Providers have criticised the government's decision to slash the money purchase annual allowance to £4,000, with many saying it goes against the spirit of pension freedoms.

The money purchase annual allowance (MPAA) applies to people aged 55 plus who have begun to draw down on their pension.

Currently such people are permitted to contribute £10,000 a year to their pension tax free.

In the Autumn Statement today (23 November), chancellor Philip Hammond announced from April 2017 this allowance would be reduced by 60 per cent to £4,000 a year. 

Gregg McClymont, former shadow pensions minister and head of retirement savings at Aberdeen Asset Management, said the move went against pension freedoms.

It was in the 2014 Budget that Mr Hammond's predecessor George Osborne announced pension freedoms to start in the 2015 to 2016 tax year.

Pensions freedoms allowed anyone aged 55 plus to take the whole amount of their retirement savings as a lump sum, paying no tax on the first 25 per cent and the rest taxed as if it were a salary at their income tax rate.

Mr McClymont said: "[It] matters because it affects the tax treatment of what is expected to be a growing segment of society post pensions freedoms and as longevity rises - people who after age of 55 combine work, pensions saving, and pension income drawdown.

"Flexibility was the mantra of pensions freedoms. This measure reduces flexibility."
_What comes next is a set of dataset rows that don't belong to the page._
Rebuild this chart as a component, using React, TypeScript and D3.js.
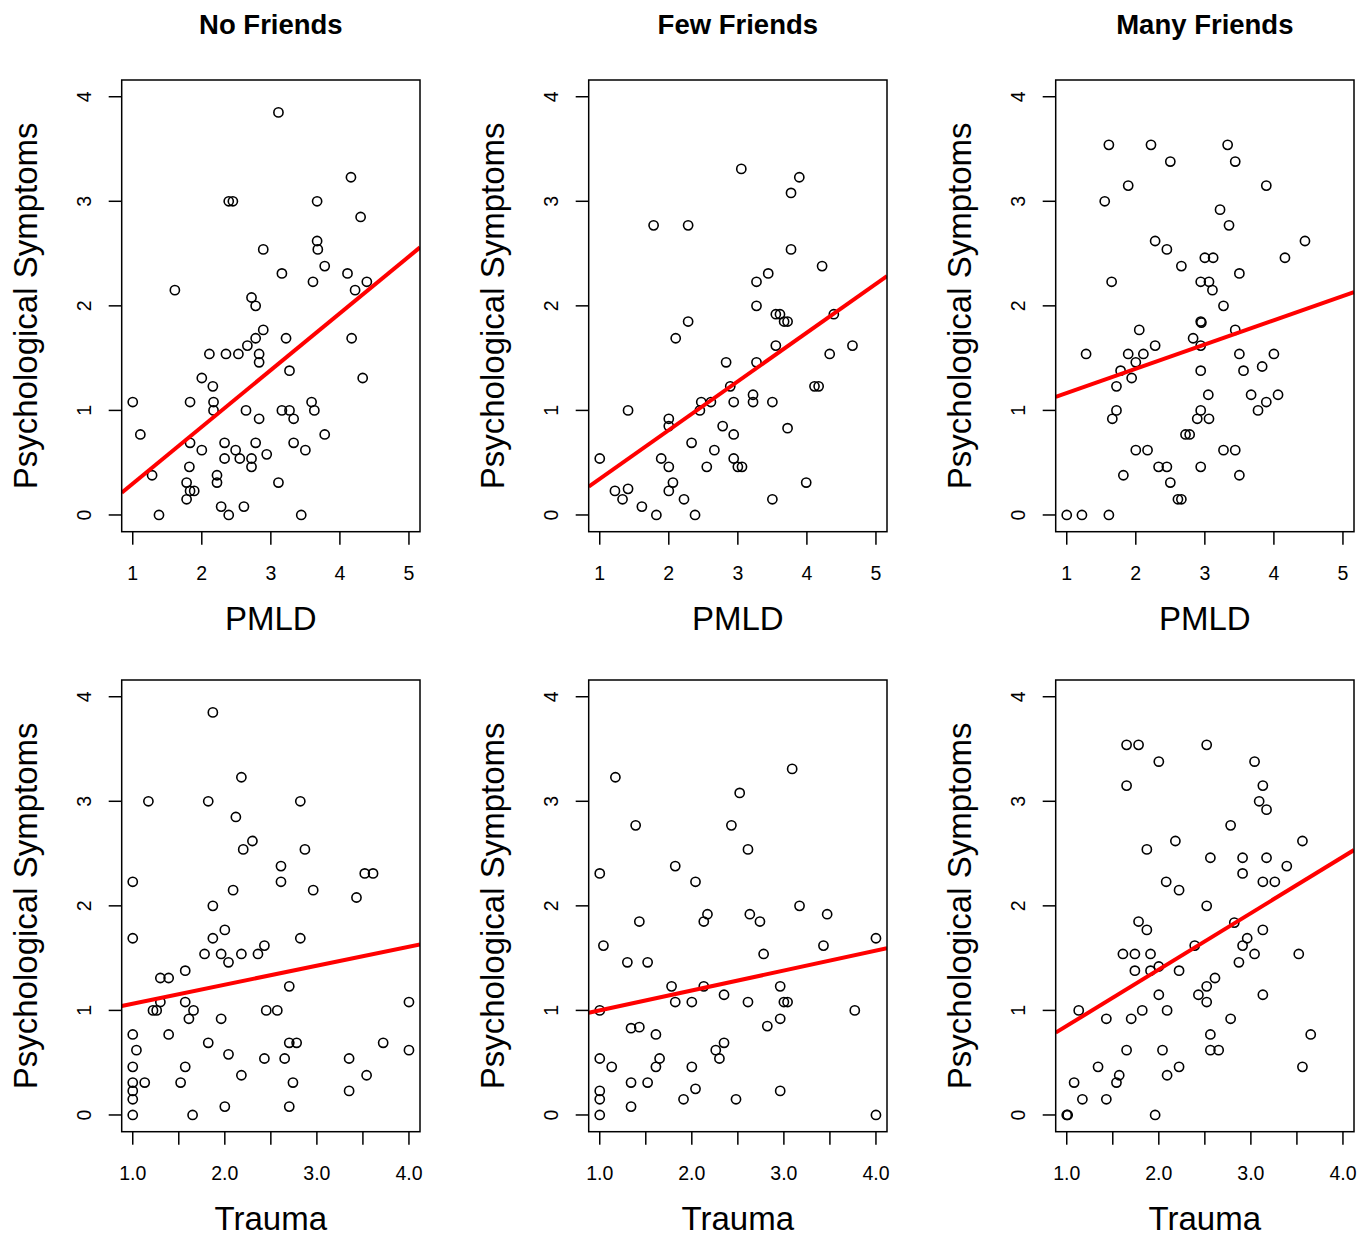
import React from 'react';
import { scaleLinear } from 'd3';

// friend group titles, one per column
const groups = ['No Friends', 'Few Friends', 'Many Friends'];

// [x, y] points: PMLD vs symptoms (top row)
const pmldNone = [
  [3.11,3.85],[4.16,3.23],[2.39,3],[2.45,3],[3.67,3],[4.30,2.85],[2.89,2.54],[3.67,2.62],[3.68,2.54],[3.78,2.38],
  [3.16,2.31],[4.11,2.31],[3.61,2.23],[4.39,2.23],[4.22,2.15],[1.61,2.15],[2.72,2.08],[2.78,2],[2.89,1.77],[2.78,1.69],
  [3.22,1.69],[2.66,1.62],[2.11,1.54],[2.35,1.54],[2.53,1.54],[2.83,1.54],[2.83,1.46],[3.27,1.38],[4.17,1.69],[4.33,1.31],
  [2.00,1.31],[2.16,1.23],[1.00,1.08],[1.83,1.08],[2.17,1.08],[2.17,1],[2.64,1],[3.16,1],[3.27,1],[3.59,1.08],
  [3.63,1],[2.83,0.92],[3.33,0.92],[1.11,0.77],[3.78,0.77],[1.83,0.69],[2.33,0.69],[2.78,0.69],[3.33,0.69],[2.00,0.62],
  [2.49,0.62],[3.50,0.62],[2.33,0.54],[2.55,0.54],[2.72,0.54],[2.94,0.58],[1.82,0.46],[2.72,0.46],[1.28,0.38],[2.22,0.38],
  [1.78,0.31],[2.22,0.31],[3.11,0.31],[1.83,0.23],[1.89,0.23],[1.78,0.15],[2.28,0.08],[2.61,0.08],[1.38,0],[2.39,0],[3.44,0],
];
const pmldFew = [
  [3.05,3.31],[3.89,3.23],[3.77,3.08],[1.78,2.77],[2.28,2.77],[3.77,2.54],[4.22,2.38],[3.44,2.31],[3.27,2.23],[3.27,2],
  [3.55,1.92],[3.61,1.92],[3.67,1.85],[3.72,1.85],[4.39,1.92],[2.28,1.85],[2.10,1.69],[3.55,1.62],[4.66,1.62],[4.33,1.54],
  [2.83,1.46],[3.27,1.46],[2.89,1.23],[4.11,1.23],[4.17,1.23],[3.22,1.15],[2.47,1.08],[2.61,1.08],[2.94,1.08],[3.22,1.08],
  [3.50,1.08],[2.45,1],[1.41,1],[2.00,0.92],[2.00,0.85],[2.78,0.85],[3.72,0.83],[2.94,0.77],[2.33,0.69],[2.66,0.62],
  [1.00,0.54],[1.89,0.54],[2.94,0.54],[2.00,0.46],[2.55,0.46],[3.00,0.46],[3.06,0.46],[3.99,0.31],[2.06,0.31],[1.22,0.23],
  [1.41,0.25],[2.00,0.23],[1.33,0.15],[2.22,0.15],[3.50,0.15],[1.61,0.08],[1.82,0],[2.38,0],
];
const pmldMany = [
  [1.61,3.54],[2.22,3.54],[3.33,3.54],[2.50,3.38],[3.44,3.38],[1.89,3.15],[3.89,3.15],[1.55,3],[3.22,2.92],[3.35,2.77],
  [2.28,2.62],[2.45,2.54],[4.45,2.62],[2.66,2.38],[3.00,2.46],[3.12,2.46],[4.16,2.46],[3.50,2.31],[1.65,2.23],[2.94,2.23],
  [3.06,2.23],[3.11,2.15],[3.27,2],[2.05,1.77],[2.94,1.85],[2.95,1.84],[3.44,1.77],[2.83,1.69],[2.94,1.62],[2.28,1.62],
  [1.28,1.54],[1.89,1.54],[2.11,1.54],[3.50,1.54],[4.00,1.54],[2.00,1.46],[3.83,1.42],[1.78,1.38],[2.94,1.38],[3.56,1.38],
  [1.94,1.31],[1.72,1.23],[3.05,1.15],[3.67,1.15],[4.06,1.15],[3.89,1.08],[1.72,1],[2.94,1],[3.77,1],[1.66,0.92],
  [2.89,0.92],[3.06,0.92],[2.72,0.77],[2.78,0.77],[2.00,0.62],[2.17,0.62],[3.27,0.62],[3.44,0.62],[2.33,0.46],[2.45,0.46],
  [2.94,0.46],[1.82,0.38],[3.50,0.38],[2.50,0.31],[2.61,0.15],[2.66,0.15],[1.00,0],[1.22,0],[1.61,0],
];

// [x, y] points: trauma vs symptoms (bottom row)
const traumaNone = [
  [1.87,3.85],[2.18,3.23],[1.17,3],[1.82,3],[2.82,3],[2.12,2.85],[2.30,2.62],[2.20,2.54],[2.87,2.54],[2.61,2.38],
  [2.61,2.23],[1.00,2.23],[3.52,2.31],[3.61,2.31],[2.09,2.15],[2.96,2.15],[3.43,2.08],[1.87,2],[2.00,1.77],[1.00,1.69],
  [1.87,1.69],[2.82,1.69],[2.43,1.62],[1.78,1.54],[1.96,1.54],[2.18,1.54],[2.36,1.54],[2.04,1.46],[1.57,1.38],[1.30,1.31],
  [1.39,1.31],[2.70,1.23],[1.30,1.08],[1.57,1.08],[4.00,1.08],[1.22,1],[1.26,1],[1.66,1],[2.45,1],[2.57,1],
  [1.61,0.92],[1.96,0.92],[1.00,0.77],[1.39,0.77],[1.82,0.69],[2.70,0.69],[2.78,0.69],[3.72,0.69],[1.04,0.62],[4.00,0.62],
  [2.04,0.58],[1.00,0.46],[1.57,0.46],[2.43,0.54],[2.65,0.54],[3.35,0.54],[2.18,0.38],[3.54,0.38],[1.00,0.31],[1.13,0.31],
  [1.52,0.31],[2.74,0.31],[1.00,0.23],[3.35,0.23],[1.00,0.15],[1.00,0],[1.65,0],[2.00,0.08],[2.70,0.08],
];
const traumaFew = [
  [1.17,3.23],[3.09,3.31],[2.52,3.08],[1.39,2.77],[2.43,2.77],[2.61,2.54],[1.82,2.38],[1.00,2.31],[2.04,2.23],[3.17,2],
  [2.17,1.92],[2.63,1.92],[3.47,1.92],[2.13,1.85],[2.74,1.85],[1.43,1.85],[1.04,1.62],[3.43,1.62],[4.00,1.69],[2.78,1.54],
  [1.30,1.46],[1.52,1.46],[1.78,1.23],[2.13,1.23],[2.96,1.23],[2.35,1.15],[1.82,1.08],[2.00,1.08],[2.61,1.08],[3.00,1.08],
  [3.04,1.08],[1.00,1],[3.77,1],[2.96,0.92],[1.34,0.83],[1.43,0.84],[2.82,0.85],[1.61,0.77],[2.35,0.69],[2.26,0.62],
  [2.30,0.54],[1.00,0.54],[1.65,0.54],[1.13,0.46],[1.61,0.46],[2.00,0.46],[1.34,0.31],[1.52,0.31],[2.04,0.25],[2.96,0.23],
  [1.00,0.23],[1.00,0.15],[1.91,0.15],[2.48,0.15],[1.34,0.08],[1.00,0],[4.00,0],
];
const traumaMany = [
  [1.65,3.54],[1.78,3.54],[2.52,3.54],[2.00,3.38],[3.04,3.38],[1.65,3.15],[3.13,3.15],[3.09,3],[3.17,2.92],[2.78,2.77],
  [2.18,2.62],[3.56,2.62],[1.87,2.54],[2.56,2.46],[2.91,2.46],[3.17,2.46],[3.39,2.38],[2.91,2.31],[2.08,2.23],[3.13,2.23],
  [3.26,2.23],[2.22,2.15],[2.52,2],[1.78,1.85],[1.87,1.77],[2.82,1.84],[3.13,1.77],[2.96,1.69],[2.91,1.62],[2.39,1.62],
  [1.61,1.54],[1.74,1.54],[1.91,1.54],[3.04,1.54],[3.52,1.54],[2.87,1.46],[1.74,1.38],[1.91,1.38],[2.00,1.42],[2.22,1.38],
  [2.61,1.31],[2.52,1.23],[2.43,1.15],[3.13,1.15],[2.00,1.15],[2.52,1.08],[1.13,1],[1.82,1],[2.09,1],[1.43,0.92],
  [1.70,0.92],[2.78,0.92],[2.56,0.77],[3.65,0.77],[1.65,0.62],[2.04,0.62],[2.56,0.62],[2.65,0.62],[1.34,0.46],[2.22,0.46],
  [3.56,0.46],[1.57,0.38],[2.09,0.38],[1.08,0.31],[1.54,0.31],[1.17,0.15],[1.43,0.15],[1.00,0],[1.01,0],[1.96,0],
];

// fitted lines [intercept, slope] per panel
const pmldFits = [[-0.243, 0.543], [-0.12, 0.466], [0.935, 0.232]];
const traumaFits = [[0.882, 0.182], [0.811, 0.19], [0.313, 0.539]];

// axis ticks
const pmldTicks = [1, 2, 3, 4, 5];
const traumaTicks = [1, 1.5, 2, 2.5, 3, 3.5, 4];
const traumaTickLabels = ['1.0', '2.0', '3.0', '4.0'];
const symptomTicks = [0, 1, 2, 3, 4];

const FONT = '"Liberation Sans", Arial, Helvetica, sans-serif';
const colLeft = [121.7, 588.7, 1055.7];
const rowTop = [80, 680];
const pw = 298.3;
const ph = 451.7;

const rows = [
  { label: 'PMLD', domain: [1, 5], ticks: pmldTicks, labels: pmldTicks.map(String), labelAt: pmldTicks, data: [pmldNone, pmldFew, pmldMany], fits: pmldFits },
  { label: 'Trauma', domain: [1, 4], ticks: traumaTicks, labels: traumaTickLabels, labelAt: [1, 2, 3, 4], data: [traumaNone, traumaFew, traumaMany], fits: traumaFits },
];

function Panel({ row, ri, ci }) {
  const left = colLeft[ci];
  const top = rowTop[ri];
  const [d0, d1] = row.domain;
  const pad = (d1 - d0) * 0.04;
  const x = scaleLinear().domain([d0 - pad, d1 + pad]).range([left, left + pw]);
  const y = scaleLinear().domain([-0.16, 4.16]).range([top + ph, top]);
  const [a, b] = row.fits[ci];
  const xd = x.domain();
  const clipId = `clip-${ri}-${ci}`;
  const cx = left + pw / 2;
  return (
    <g>
      <clipPath id={clipId}>
        <rect x={left} y={top} width={pw} height={ph} />
      </clipPath>
      {ri === 0 && (
        <text x={cx} y={33.5} textAnchor="middle" fontSize={27.5} fontWeight="bold" fontFamily={FONT}>
          {groups[ci]}
        </text>
      )}
      {row.data[ci].map((d, i) => (
        <circle key={i} cx={x(d[0])} cy={y(d[1])} r={4.6} fill="none" stroke="#000" strokeWidth={1.6} />
      ))}
      <line
        clipPath={`url(#${clipId})`}
        x1={x(xd[0])} y1={y(a + b * xd[0])} x2={x(xd[1])} y2={y(a + b * xd[1])}
        stroke="#ff0000" strokeWidth={4}
      />
      <rect x={left} y={top} width={pw} height={ph} fill="none" stroke="#000" strokeWidth={1.5} />
      {row.ticks.map((t) => (
        <line key={t} x1={x(t)} x2={x(t)} y1={top + ph} y2={top + ph + 13} stroke="#000" strokeWidth={1.5} />
      ))}
      {row.labelAt.map((t, i) => (
        <text key={t} x={x(t)} y={top + 500} textAnchor="middle" fontSize={19.5} fontFamily={FONT}>
          {row.labels[i]}
        </text>
      ))}
      <text x={cx} y={top + 550} textAnchor="middle" fontSize={33} fontFamily={FONT}>
        {row.label}
      </text>
      {symptomTicks.map((t) => (
        <g key={t}>
          <line x1={left - 13} x2={left} y1={y(t)} y2={y(t)} stroke="#000" strokeWidth={1.5} />
          <text transform={`translate(${left - 31},${y(t)}) rotate(-90)`} textAnchor="middle" fontSize={19.5} fontFamily={FONT}>
            {t}
          </text>
        </g>
      ))}
      <text transform={`translate(${left - 84.5},${top + ph / 2}) rotate(-90)`} textAnchor="middle" fontSize={33} fontFamily={FONT}>
        Psychological Symptoms
      </text>
    </g>
  );
}

export default function App() {
  return (
    <svg width={1370} height={1236} style={{ position: 'absolute', left: 0, top: 0, background: '#fff' }}>
      {rows.map((row, ri) => groups.map((g, ci) => <Panel key={`${ri}-${ci}`} row={row} ri={ri} ci={ci} />))}
    </svg>
  );
}
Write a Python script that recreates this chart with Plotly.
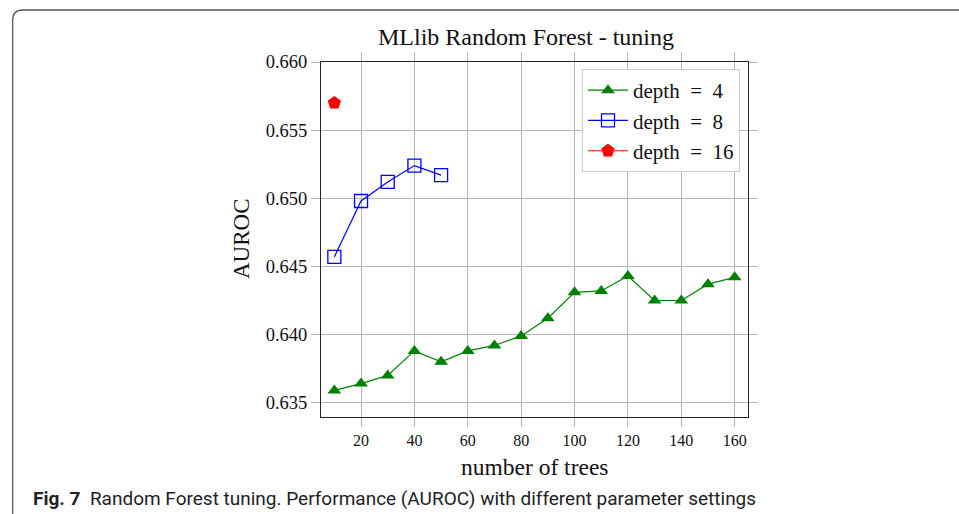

Flexibility was the mantra of pensions freedoms. This measure reduces flexibility.Gregg McClymont

Steve Webb, former pensions minister and director of policy at Royal London, agreed, saying the move would have a "profound impact on their ability to go on working and contributing worthwhile amounts to a pension".    

"Starting to draw taxable pension cash becomes even more of a cliff-edge than at present. We should be trying to make combining work and drawing a pension easier not harder.  

"We also need to know what will happen for people who have already drawn taxable cash expecting to be able to go on saving £10,000 per year. Any retrospective change would be totally unfair to savers."

Andrew Tully, pensions technical director at Retirement Advantage, said the move put a "significant limit" on pension freedoms.

"People will need to carefully consider before they take benefits if there is a possibility they or their employer may want to make future pension contributions above a relatively low limit of £4,000 a year.

"However people’s circumstances change so it isn’t always possible to know what the future may hold, and this change greatly restricts that ability to alter plans as you move through retirement," he said. 

Martin Tilley director of technical services at Dentons Pension Management, ​described the move as an "unnecessary tweak".

"The number of booklets and information and education documents/websites that will now have to be rewritten will likely cost more to the industry than any gain in revenue to the Treasury,” he said.

Sara Wilson, head of platform proposition at Alliance Trust Savings, said the cut to the allowance "could limit the ability of those still in work and – for good reason - drawing down pension funds (for example to fund a divorce or manage a gradual wind down to full retirement) to rebuild their pots in the longer term."

She added she was pleased the government had decided to consult the industry before implementing the move.